» **DIRECTION**
Exactly as written, retype the listing below, omitting the pictures.
** Start of INFORMATION SUPPLIED **
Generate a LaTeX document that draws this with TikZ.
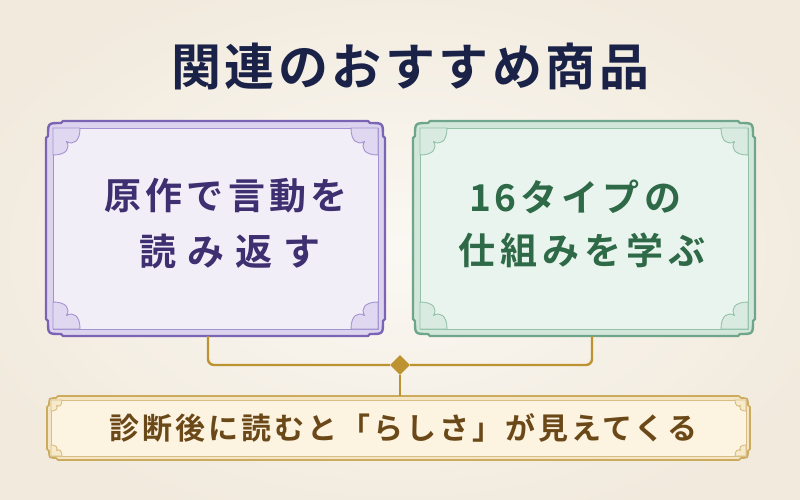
\documentclass[tikz,border=0pt]{standalone}
\usepackage{fontspec}
\usetikzlibrary{calc,shapes.geometric}
\newfontfamily\jp{Noto Sans CJK JP}[BoldFont={Noto Sans CJK JP Bold}]
\definecolor{bgA}{HTML}{FBF8F3}
\definecolor{bgB}{HTML}{F1EADD}
\definecolor{pout}{HTML}{7B64B4}
\definecolor{pfr}{HTML}{DCD3EE}
\definecolor{pin}{HTML}{A392CF}
\definecolor{ppan}{HTML}{F2EEF8}
\definecolor{porn}{HTML}{E0D8F0}
\definecolor{ptxt}{HTML}{3E3070}
\definecolor{gout}{HTML}{6FA58A}
\definecolor{gfr}{HTML}{D2E7DA}
\definecolor{gin}{HTML}{92C1A8}
\definecolor{gpan}{HTML}{EAF4EE}
\definecolor{gorn}{HTML}{D9EBE0}
\definecolor{gtxt}{HTML}{2E6A47}
\definecolor{yout}{HTML}{CCAA5E}
\definecolor{yfr}{HTML}{F4E6C4}
\definecolor{yin}{HTML}{D8BD84}
\definecolor{ypan}{HTML}{FCF3E0}
\definecolor{yorn}{HTML}{F6EACB}
\definecolor{ytxt}{HTML}{6B4818}
\definecolor{conn}{HTML}{BD9331}
\definecolor{ttl}{HTML}{1B2248}
% #1 x1, #2 y1, #3 x2, #4 y2, #5 prefix, #6 corner, #7 inset, #8 ornament size, #9 outer line width
\newcommand\fframe[9]{%
 \path[fill=#5fr, draw=#5out, line width=#9, line join=round]
   ({#1+#6},#2) -- ({#3-#6},#2) -- ({#3-#6+2},{#2+2}) .. controls ({#3-2},{#2+2}) .. ({#3-2},{#2+#6-2}) -- (#3,{#2+#6})
   -- (#3,{#4-#6}) -- ({#3-2},{#4-#6+2}) .. controls ({#3-2},{#4-2}) .. ({#3-#6+2},{#4-2}) -- ({#3-#6},#4)
   -- ({#1+#6},#4) -- ({#1+#6-2},{#4-2}) .. controls ({#1+2},{#4-2}) .. ({#1+2},{#4-#6+2}) -- (#1,{#4-#6})
   -- (#1,{#2+#6}) -- ({#1+2},{#2+#6-2}) .. controls ({#1+2},{#2+2}) .. ({#1+#6-2},{#2+2}) -- cycle;
 \path[fill=#5pan, draw=#5in, line width=0.9] ({#1+#7},{#2+#7}) rectangle ({#3-#7},{#4-#7});
 \foreach \sx/\sy/\ax/\ay in {1/1/{#1+#7}/{#2+#7}, -1/1/{#3-#7}/{#2+#7}, 1/-1/{#1+#7}/{#4-#7}, -1/-1/{#3-#7}/{#4-#7}}{%
  \begin{scope}[shift={(\ax,\ay)}, xscale=\sx, yscale=\sy]
   \path[fill=#5orn, draw=#5in, line width=0.9, line join=round]
     (0,0) -- (#8,0) .. controls (#8,{0.5*#8}) and ({0.75*#8},{0.65*#8}) .. ({0.5*#8},{0.5*#8})
     .. controls ({0.65*#8},{0.75*#8}) and ({0.5*#8},#8) .. (0,#8) -- cycle;
  \end{scope}}%
}
\tikzset{
 ttlstyle/.style={text=ttl, font=\jp\bfseries\fontsize{50}{56}\selectfont\addfontfeatures{LetterSpace=7}, inner sep=0},
 ptext/.style={text=ptxt, inner sep=0},
 gtext/.style={text=gtxt, inner sep=0},
 ytext/.style={text=ytxt, inner sep=0},
 boxnode/.style={inner sep=0, minimum width=#1},
 link/.style={draw=conn, line width=2.4, rounded corners=6},
 gem/.style={diamond, fill=conn, inner sep=0, minimum width=20, minimum height=20}
}
\begin{document}
\begin{tikzpicture}[x=1pt,y=-1pt]
\useasboundingbox (0,0) rectangle (800,500);
\shade[inner color=bgA, outer color=bgB] (-60,-40) rectangle (860,540);

% frames
\fframe{46}{121}{385}{336}{p}{17}{7}{27}{2.4}
\fframe{413}{121}{755}{336}{g}{17}{7}{27}{2.4}
\fframe{47}{396}{750}{460}{y}{11}{4}{11}{1.6}

% named box nodes
\node[boxnode=339, minimum height=215] (lbox) at (215.5,228.5) {};
\node[boxnode=342, minimum height=215] (rbox) at (584,228.5) {};
\node[boxnode=703, minimum height=64] (bbox) at (398.5,428) {};

% title
\node[ttlstyle] (title) at (410,67) {関連のおすすめ商品};

% left texts
\node[ptext, font=\jp\bfseries\fontsize{37}{40}\selectfont\addfontfeatures{LetterSpace=11}] (l1) at (226,196) {原作で言動を};
\node[ptext, font=\jp\bfseries\fontsize{37}{40}\selectfont\addfontfeatures{LetterSpace=30}] (l2) at (230,251) {読み返す};

% right texts
\node[gtext, font=\jp\bfseries\fontsize{37}{40}\selectfont\addfontfeatures{LetterSpace=11}] (r1) at (575,197) {16タイプの};
\node[gtext, font=\jp\bfseries\fontsize{37}{40}\selectfont\addfontfeatures{LetterSpace=13}] (r2) at (582,250) {仕組みを学ぶ};

% bottom text
\node[ytext, font=\jp\bfseries\fontsize{30}{34}\selectfont\addfontfeatures{LetterSpace=10}] (b1) at (403,428) {診断後に読むと「らしさ」が見えてくる};

% connectors
\node[gem] (dia) at (400,365) {};
\draw[link] ([xshift=-7.5]lbox.south) |- (dia.west);
\draw[link] ([xshift=8]rbox.south) |- (dia.east);
\draw[draw=conn, line width=2.4] (dia.south) -- (dia.south |- bbox.north);
\end{tikzpicture}
\end{document}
** End of INFORMATION SUPPLIED **
» **RESULT OF THIS EXERCISE**
Generate a LaTeX document that draws this with TikZ.
\documentclass[tikz,border=0pt]{standalone}
\usepackage{fontspec}
\usetikzlibrary{calc,shapes.geometric}
\newfontfamily\jp{Noto Sans CJK JP}[BoldFont={Noto Sans CJK JP Bold}]
\definecolor{bgA}{HTML}{FBF8F3}
\definecolor{bgB}{HTML}{F1EADD}
\definecolor{pout}{HTML}{7B64B4}
\definecolor{pfr}{HTML}{DCD3EE}
\definecolor{pin}{HTML}{A392CF}
\definecolor{ppan}{HTML}{F2EEF8}
\definecolor{porn}{HTML}{E0D8F0}
\definecolor{ptxt}{HTML}{3E3070}
\definecolor{gout}{HTML}{6FA58A}
\definecolor{gfr}{HTML}{D2E7DA}
\definecolor{gin}{HTML}{92C1A8}
\definecolor{gpan}{HTML}{EAF4EE}
\definecolor{gorn}{HTML}{D9EBE0}
\definecolor{gtxt}{HTML}{2E6A47}
\definecolor{yout}{HTML}{CCAA5E}
\definecolor{yfr}{HTML}{F4E6C4}
\definecolor{yin}{HTML}{D8BD84}
\definecolor{ypan}{HTML}{FCF3E0}
\definecolor{yorn}{HTML}{F6EACB}
\definecolor{ytxt}{HTML}{6B4818}
\definecolor{conn}{HTML}{BD9331}
\definecolor{ttl}{HTML}{1B2248}
% #1 x1, #2 y1, #3 x2, #4 y2, #5 prefix, #6 corner, #7 inset, #8 ornament size, #9 outer line width
\newcommand\fframe[9]{%
 \path[fill=#5fr, draw=#5out, line width=#9, line join=round]
   ({#1+#6},#2) -- ({#3-#6},#2) -- ({#3-#6+2},{#2+2}) .. controls ({#3-2},{#2+2}) .. ({#3-2},{#2+#6-2}) -- (#3,{#2+#6})
   -- (#3,{#4-#6}) -- ({#3-2},{#4-#6+2}) .. controls ({#3-2},{#4-2}) .. ({#3-#6+2},{#4-2}) -- ({#3-#6},#4)
   -- ({#1+#6},#4) -- ({#1+#6-2},{#4-2}) .. controls ({#1+2},{#4-2}) .. ({#1+2},{#4-#6+2}) -- (#1,{#4-#6})
   -- (#1,{#2+#6}) -- ({#1+2},{#2+#6-2}) .. controls ({#1+2},{#2+2}) .. ({#1+#6-2},{#2+2}) -- cycle;
 \path[fill=#5pan, draw=#5in, line width=0.9] ({#1+#7},{#2+#7}) rectangle ({#3-#7},{#4-#7});
 \foreach \sx/\sy/\ax/\ay in {1/1/{#1+#7}/{#2+#7}, -1/1/{#3-#7}/{#2+#7}, 1/-1/{#1+#7}/{#4-#7}, -1/-1/{#3-#7}/{#4-#7}}{%
  \begin{scope}[shift={(\ax,\ay)}, xscale=\sx, yscale=\sy]
   \path[fill=#5orn, draw=#5in, line width=0.9, line join=round]
     (0,0) -- (#8,0) .. controls (#8,{0.5*#8}) and ({0.75*#8},{0.65*#8}) .. ({0.5*#8},{0.5*#8})
     .. controls ({0.65*#8},{0.75*#8}) and ({0.5*#8},#8) .. (0,#8) -- cycle;
  \end{scope}}%
}
\tikzset{
 ttlstyle/.style={text=ttl, font=\jp\bfseries\fontsize{50}{56}\selectfont\addfontfeatures{LetterSpace=7}, inner sep=0},
 ptext/.style={text=ptxt, inner sep=0},
 gtext/.style={text=gtxt, inner sep=0},
 ytext/.style={text=ytxt, inner sep=0},
 boxnode/.style={inner sep=0, minimum width=#1},
 link/.style={draw=conn, line width=2.4, rounded corners=6},
 gem/.style={diamond, fill=conn, inner sep=0, minimum width=20, minimum height=20}
}
\begin{document}
\begin{tikzpicture}[x=1pt,y=-1pt]
\useasboundingbox (0,0) rectangle (800,500);
\shade[inner color=bgA, outer color=bgB] (-60,-40) rectangle (860,540);

% frames
\fframe{46}{121}{385}{336}{p}{17}{7}{27}{2.4}
\fframe{413}{121}{755}{336}{g}{17}{7}{27}{2.4}
\fframe{47}{396}{750}{460}{y}{11}{4}{11}{1.6}

% named box nodes
\node[boxnode=339, minimum height=215] (lbox) at (215.5,228.5) {};
\node[boxnode=342, minimum height=215] (rbox) at (584,228.5) {};
\node[boxnode=703, minimum height=64] (bbox) at (398.5,428) {};

% title
\node[ttlstyle] (title) at (410,67) {関連のおすすめ商品};

% left texts
\node[ptext, font=\jp\bfseries\fontsize{37}{40}\selectfont\addfontfeatures{LetterSpace=11}] (l1) at (226,196) {原作で言動を};
\node[ptext, font=\jp\bfseries\fontsize{37}{40}\selectfont\addfontfeatures{LetterSpace=30}] (l2) at (230,251) {読み返す};

% right texts
\node[gtext, font=\jp\bfseries\fontsize{37}{40}\selectfont\addfontfeatures{LetterSpace=11}] (r1) at (575,197) {16タイプの};
\node[gtext, font=\jp\bfseries\fontsize{37}{40}\selectfont\addfontfeatures{LetterSpace=13}] (r2) at (582,250) {仕組みを学ぶ};

% bottom text
\node[ytext, font=\jp\bfseries\fontsize{30}{34}\selectfont\addfontfeatures{LetterSpace=10}] (b1) at (403,428) {診断後に読むと「らしさ」が見えてくる};

% connectors
\node[gem] (dia) at (400,365) {};
\draw[link] ([xshift=-7.5]lbox.south) |- (dia.west);
\draw[link] ([xshift=8]rbox.south) |- (dia.east);
\draw[draw=conn, line width=2.4] (dia.south) -- (dia.south |- bbox.north);
\end{tikzpicture}
\end{document}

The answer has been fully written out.